The Karate Kid establishes Daniel LaRusso as a traditional hero, yet Cobra Kai season 3 teaches him that he might have actually have been the villain. For decades, fans of the franchise have theorized about the good vs. bad power dynamics in John Avildsen’s 1984 karate classic, especially in recent years due to Johnny Lawrence’s redemption story in Cobra Kai. Even though Daniel has never been a character to truly despise, the Cobra Kai season 3 premiere, “Aftermath,” reminds him that there are two sides to every story.
Since being acquired by Netflix, Cobra Kai has fascinated worldwide streamers with its character development. On the surface, adult Johnny (William Zabka) appears to be an unlikeable figure, evidenced by his brash demeanor and behavior that implies he hasn’t changed much since the events depicted in The Karate Kid. As for Daniel (Ralph Macchio), the Netflix series shows that he’s a successful businessman and responsible father, but also someone who occasionally displays a smug and borderline dismissive attitude toward others. Daniel’s ego takes a slight blow in the Cobra Kai season 3 premiere, which allows for the character to view himself differently and thus evolve as the series progresses.

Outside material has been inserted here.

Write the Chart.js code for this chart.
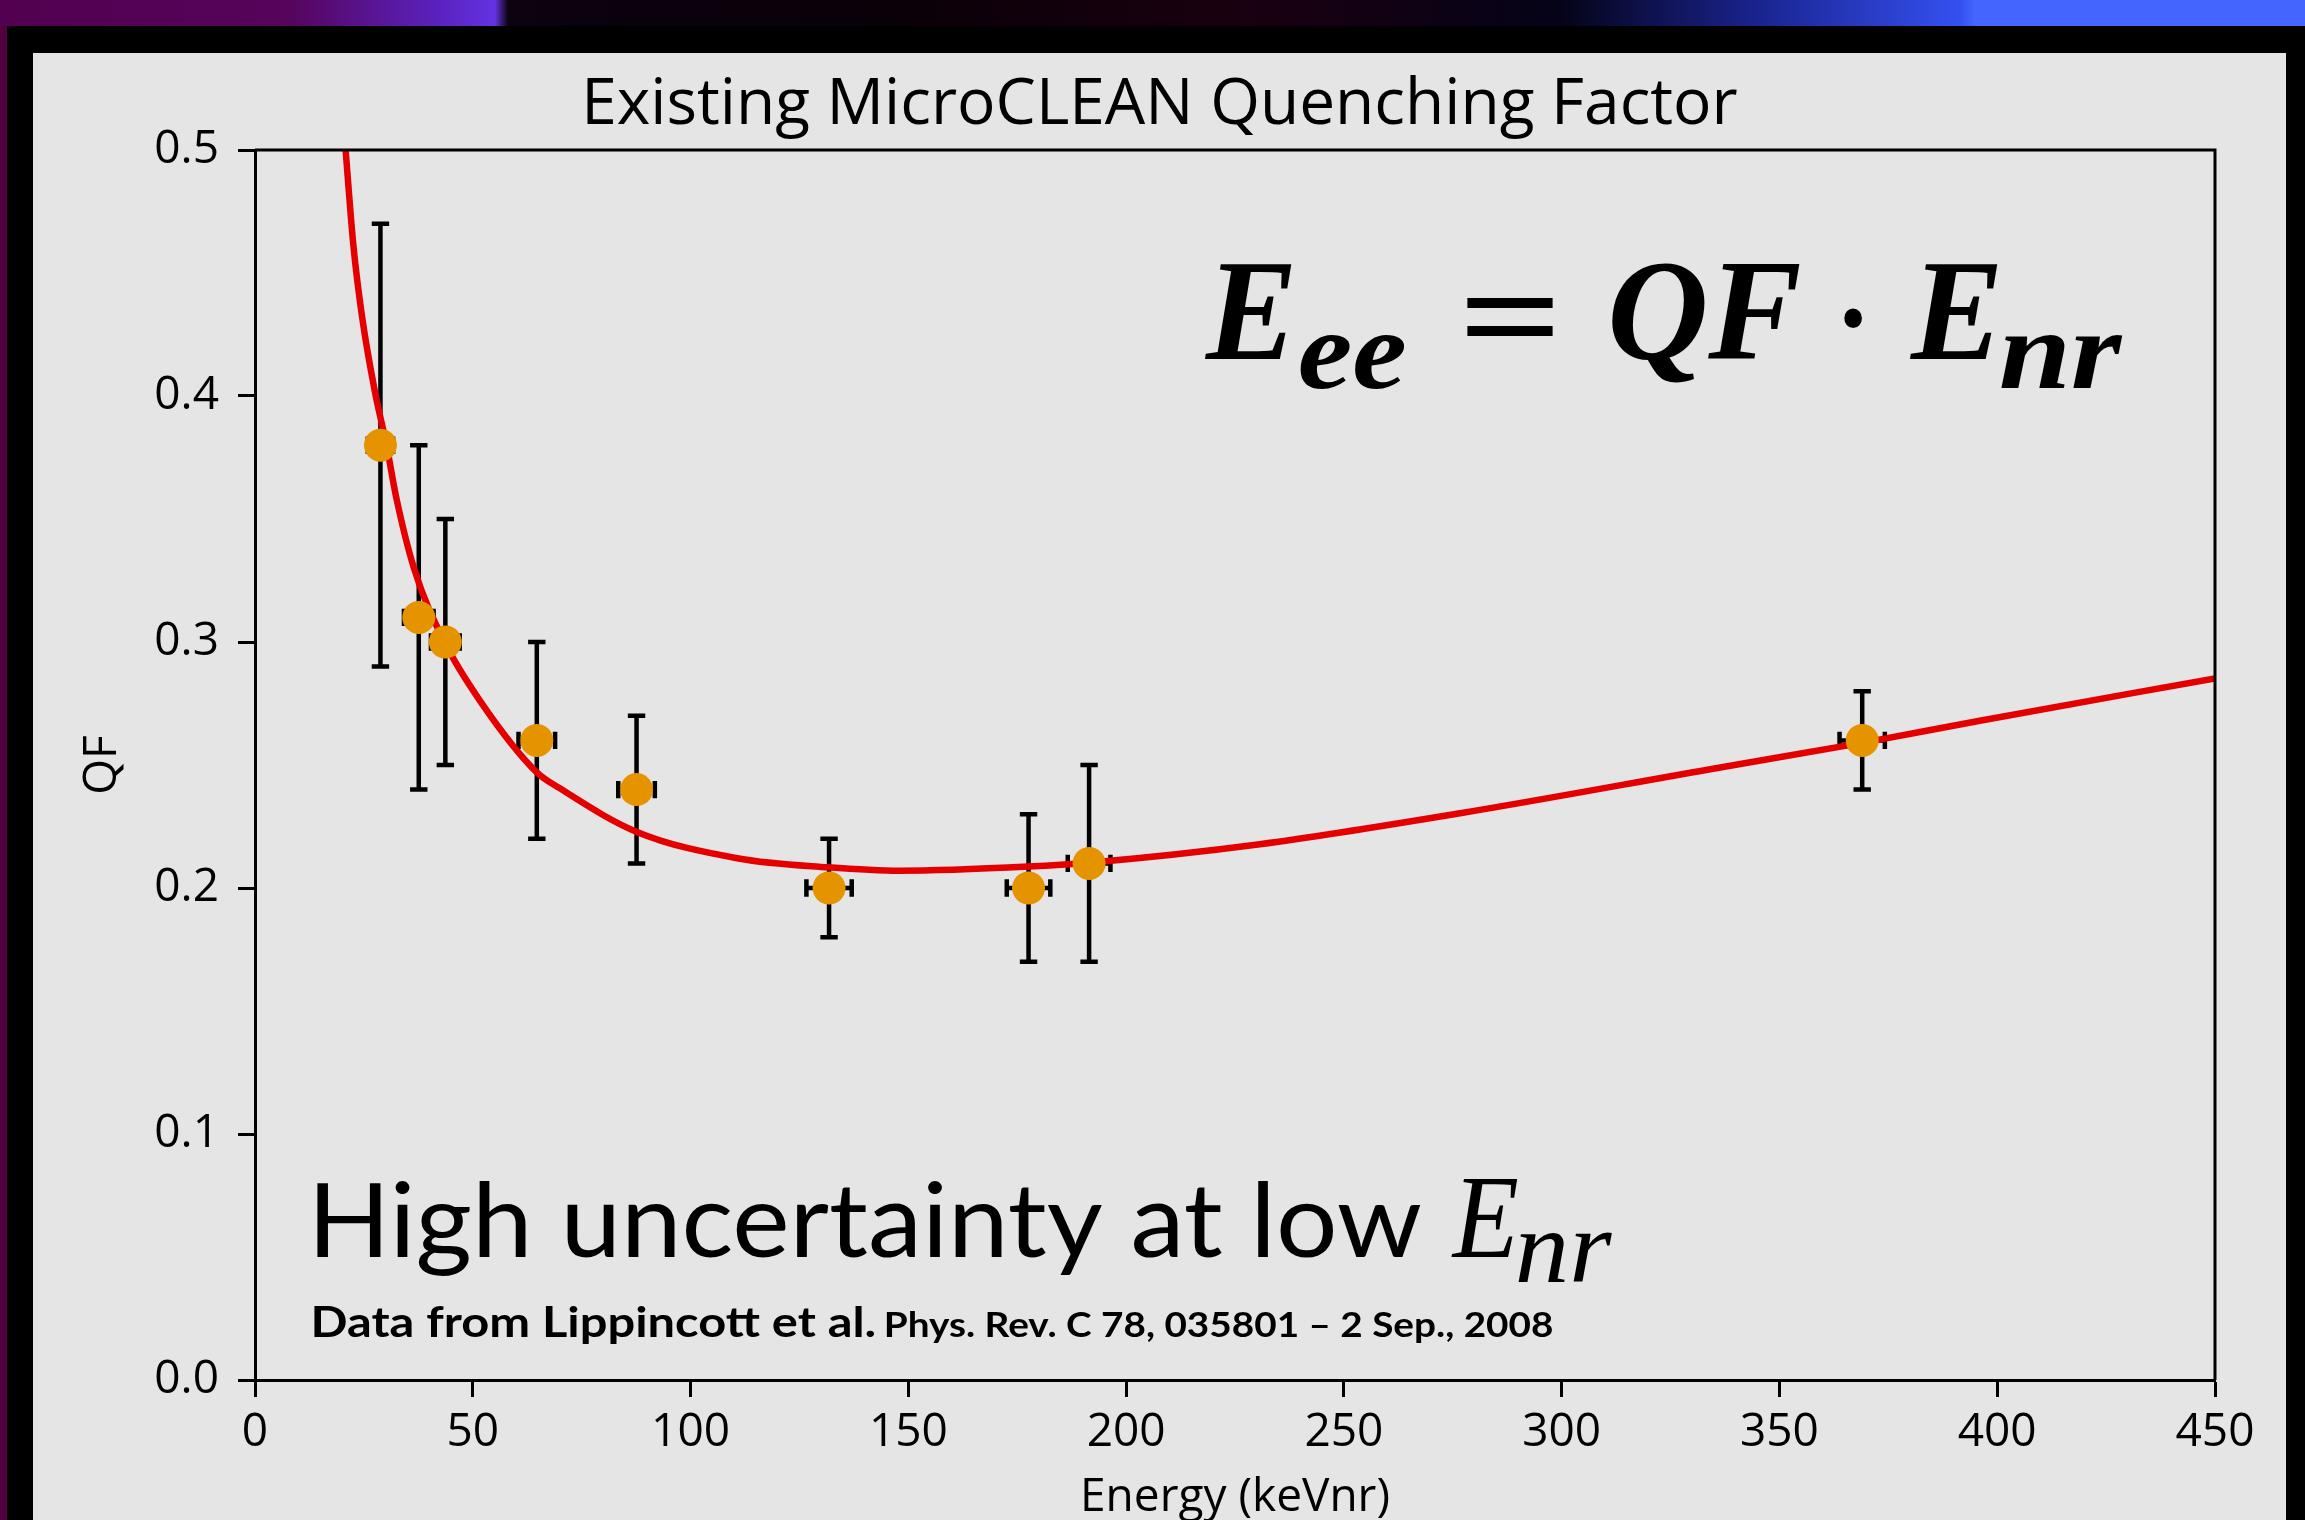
<!DOCTYPE html>
<html>
<head>
<meta charset="utf-8">
<title>Existing MicroCLEAN Quenching Factor</title>
<script src="https://cdn.jsdelivr.net/npm/chart.js@4.4.1/dist/chart.umd.min.js"></script>
<style>
  html, body { margin: 0; padding: 0; width: 2305px; height: 1520px; overflow: hidden; background: #000; }
  #band {
    position: absolute; left: 0; top: 0; width: 2305px; height: 26px;
    background: linear-gradient(to right, #52004f 0px, #56045c 290px, #5a22c0 440px, #6432e0 495px,
      #0c0210 508px, #0a0008 900px, #1a0010 1250px, #050318 1560px, #1a2490 1760px,
      #3450f0 1960px, #4466ff 1975px, #4466ff 2305px);
  }
  #stripe { position: absolute; left: 0; top: 26px; width: 7px; height: 1494px; background: #50003f; }
  #fig { position: absolute; left: 33px; top: 53px; width: 2253px; height: 1500px; background: #e5e5e5; }
</style>
</head>
<body>
<div id="band"></div>
<div id="stripe"></div>
<div id="fig"><canvas id="qf-chart"></canvas></div>
<script>
// measured points (Lippincott et al. 2008)
const energy = [28.8, 37.6, 43.7, 64.7, 87.6, 131.8, 177.6, 191.5, 369.0];
const energyErr = [2.9, 3.4, 3.3, 4.2, 4.2, 5.2, 5.0, 4.9, 5.2];
const qf = [0.38, 0.31, 0.30, 0.26, 0.24, 0.20, 0.20, 0.21, 0.26];
const qfErr = [0.09, 0.07, 0.05, 0.04, 0.03, 0.02, 0.03, 0.04, 0.02];

// red fit curve
const fitEnergy = [20.8, 22.6, 24.6, 27.5, 30.2, 32.4, 36.5, 43.2, 51.7, 64.7, 70, 87.4, 111, 131.5, 148, 177.6, 191.5, 230.7, 276.7, 336.4, 369, 396, 450];
const fitQF = [0.5, 0.461, 0.432, 0.402, 0.380, 0.359, 0.330, 0.301, 0.276, 0.247, 0.2405, 0.223, 0.212, 0.2084, 0.207, 0.2087, 0.2103, 0.2178, 0.2304, 0.249, 0.259, 0.268, 0.2852];

const xTicks = [0, 50, 100, 150, 200, 250, 300, 350, 400, 450];
const yTicks = [0.0, 0.1, 0.2, 0.3, 0.4, 0.5];

// text placed by its ink box
function inkText(ctx, text, font, left, baseline, width) {
  ctx.font = font;
  const m = ctx.measureText(text);
  const s = width / (m.actualBoundingBoxLeft + m.actualBoundingBoxRight);
  ctx.save();
  ctx.translate(left + m.actualBoundingBoxLeft * s, baseline);
  ctx.scale(s, 1);
  ctx.fillText(text, 0, 0);
  ctx.restore();
}
function inkBox(ctx, text, font, left, top, width, height) {
  ctx.font = font;
  const m = ctx.measureText(text);
  const sx = width / (m.actualBoundingBoxLeft + m.actualBoundingBoxRight);
  const sy = height / (m.actualBoundingBoxAscent + m.actualBoundingBoxDescent);
  ctx.save();
  ctx.translate(left + m.actualBoundingBoxLeft * sx, top + m.actualBoundingBoxAscent * sy);
  ctx.scale(sx, sy);
  ctx.fillText(text, 0, 0);
  ctx.restore();
}

const errorBars = {
  id: "errorBars",
  beforeDatasetsDraw(chart) {
    const { ctx, scales: { x, y } } = chart;
    const cap = 8.7;
    ctx.save();
    ctx.strokeStyle = "#000";
    ctx.lineWidth = 4.5;
    energy.forEach((e, i) => {
      const px = x.getPixelForValue(e);
      const py = y.getPixelForValue(qf[i]);
      const top = y.getPixelForValue(qf[i] + qfErr[i]);
      const bot = y.getPixelForValue(qf[i] - qfErr[i]);
      const lft = x.getPixelForValue(e - energyErr[i]);
      const rgt = x.getPixelForValue(e + energyErr[i]);
      ctx.beginPath();
      ctx.moveTo(px, top); ctx.lineTo(px, bot);
      ctx.moveTo(lft, py); ctx.lineTo(rgt, py);
      ctx.moveTo(px - cap, top); ctx.lineTo(px + cap, top);
      ctx.moveTo(px - cap, bot); ctx.lineTo(px + cap, bot);
      ctx.moveTo(lft, py - cap); ctx.lineTo(lft, py + cap);
      ctx.moveTo(rgt, py - cap); ctx.lineTo(rgt, py + cap);
      ctx.stroke();
    });
    ctx.restore();
  },
};

const annotations = {
  id: "annotations",
  afterDraw(chart) {
    const ctx = chart.ctx;
    const area = chart.chartArea;
    ctx.save();
    ctx.strokeStyle = "#000";
    ctx.lineWidth = 3;
    ctx.beginPath();
    ctx.moveTo(area.left, area.top);
    ctx.lineTo(area.right, area.top);
    ctx.lineTo(area.right, area.bottom);
    ctx.stroke();

    ctx.fillStyle = "#000";
    ctx.textBaseline = "alphabetic";
    ctx.textAlign = "center";
    ctx.font = '64px "Open Sans"';
    ctx.fillText("Existing MicroCLEAN Quenching Factor", chart.width / 2, 71);
    ctx.textAlign = "left";

    // E_ee = QF · E_nr
    inkText(ctx, "E", 'italic bold 145px "Liberation Serif"', 1171, 306, 88);
    inkText(ctx, "ee", 'italic bold 112px "Liberation Serif"', 1267, 335, 105);
    inkBox(ctx, "=", 'bold 145px "Liberation Serif"', 1434, 245.3, 86, 38.4);
    inkText(ctx, "QF", 'italic bold 145px "Liberation Serif"', 1579, 306, 188);
    inkBox(ctx, "\u00b7", 'bold 145px "Liberation Serif"', 1811, 254.7, 18, 20);
    inkText(ctx, "E", 'italic bold 145px "Liberation Serif"', 1876, 306, 89);
    inkText(ctx, "nr", 'italic bold 112px "Liberation Serif"', 1968, 335, 122);

    inkText(ctx, "High uncertainty at low", "103px Lato", 284, 1204, 1104);
    inkText(ctx, "E", 'italic 118px "Liberation Serif"', 1418, 1204, 67);
    inkText(ctx, "nr", 'italic 104px "Liberation Serif"', 1485, 1229, 94);

    inkText(ctx, "Data from Lippincott et al.", "bold 42px Lato", 281, 1284, 561);
    inkText(ctx, "Phys. Rev. C 78, 035801 \u2013 2 Sep., 2008", "bold 35px Lato", 853, 1284, 666);
    ctx.restore();
  },
};

const axisFont = { family: "Open Sans", size: 46 };

const chart = new Chart(document.querySelector("#qf-chart"), {
  type: "scatter",
  data: {
    datasets: [
      {
        label: "QF data",
        data: energy.map((e, i) => ({ x: e, y: qf[i] })),
        pointRadius: 16.5,
        pointHoverRadius: 16.5,
        pointBackgroundColor: "#e69300",
        pointBorderWidth: 0,
        borderWidth: 0,
      },
      {
        label: "fit",
        data: fitEnergy.map((e, i) => ({ x: e, y: fitQF[i] })),
        showLine: true,
        pointRadius: 0,
        borderColor: "#e50000",
        borderWidth: 6.5,
        cubicInterpolationMode: "monotone",
        clip: 0,
      },
    ],
  },
  options: {
    responsive: true,
    maintainAspectRatio: false,
    devicePixelRatio: 1,
    animation: false,
    layout: { padding: { top: 97, right: 71, bottom: 0, left: 0 } },
    plugins: {
      legend: { display: false },
      tooltip: { enabled: false },
    },
    scales: {
      x: {
        type: "linear",
        min: 0,
        max: 450,
        afterBuildTicks: (s) => { s.ticks = xTicks.map((v) => ({ value: v })); },
        afterFit: (s) => { s.height = 173; },
        grid: { drawOnChartArea: false, tickLength: 17, tickWidth: 3, tickColor: "#000" },
        border: { color: "#000", width: 3 },
        ticks: { color: "#000", font: axisFont, padding: 8, maxRotation: 0, autoSkip: false },
        title: { display: true, text: "Energy (keVnr)", color: "#000", font: axisFont, padding: { top: 0, bottom: 28 } },
      },
      y: {
        type: "linear",
        min: 0,
        max: 0.5,
        afterBuildTicks: (s) => { s.ticks = yTicks.map((v) => ({ value: v })); },
        afterFit: (s) => { s.width = 222; },
        grid: { drawOnChartArea: false, tickLength: 17, tickWidth: 3, tickColor: "#000" },
        border: { color: "#000", width: 3 },
        ticks: { color: "#000", font: axisFont, padding: 19, callback: (v) => v.toFixed(1) },
        title: { display: true, text: "QF", color: "#000", font: axisFont, padding: { top: 42, bottom: 0 } },
      },
    },
  },
  plugins: [errorBars, annotations],
});
</script>
</body>
</html>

During a PTA meeting about Cobra Kai’s school brawl, the Miyagi-Do sensei states that he was bullied in high school; however, a parent (off-screen) immediately calls “bullshit” on this claim and implies that Daniel was the “real” bully. It’s a brief yet fascinating moment, one that forces Johnny to re-think his idealized memories of the past. At the 1984 All Valley Karate Tournament, he famously used an illegal crane kick to defeat Johnny, which resulted in a major downward spiral for Lawrence. Given that Daniel’s marketing campaign for LaRusso Auto Group revolves around his glorious karate accomplishments, it makes sense that some community members may not view him as a “hero.”
Like most of the Cobra Kai storylines, the backstory for the controversial crane kick is complicated. Daniel clearly broke the competition’s stated rules with a direct blow to Johnny’s face, but he’d previously been targeted with several illegal blows from Kreese’s students. But over the years, people have begun to sympathize with Johnny, particularly regarding Daniel’s crane kick. For example, Zabka’s character gets publicly shamed by his mentor Kreese at the beginning of The Karate Kid II, and Cobra Kai season 1 shows that he’s still bitter three decades later.
Cobra Kai undoubtedly boosts the “Daniel is the REAL villain” theory, evidenced by the character’s low-key arrogance. He doesn’t seem to understand why anyone would view him as anything but a local Karate hero, and he continuously talks down to Johnny. Ultimately, though, Cobra Kai steadily reinforces the fact that Daniel and Johnny are neither heroes nor villains, but rather flawed individuals who are working out personal issues through karate. It’s all about perspective and the “life balance” that’s at the heart of Mr. Miyagi’s teachings, and Cobra Kai season 3 does indeed imply that Daniel is continuously learning how to be a better father, friend, and community leader.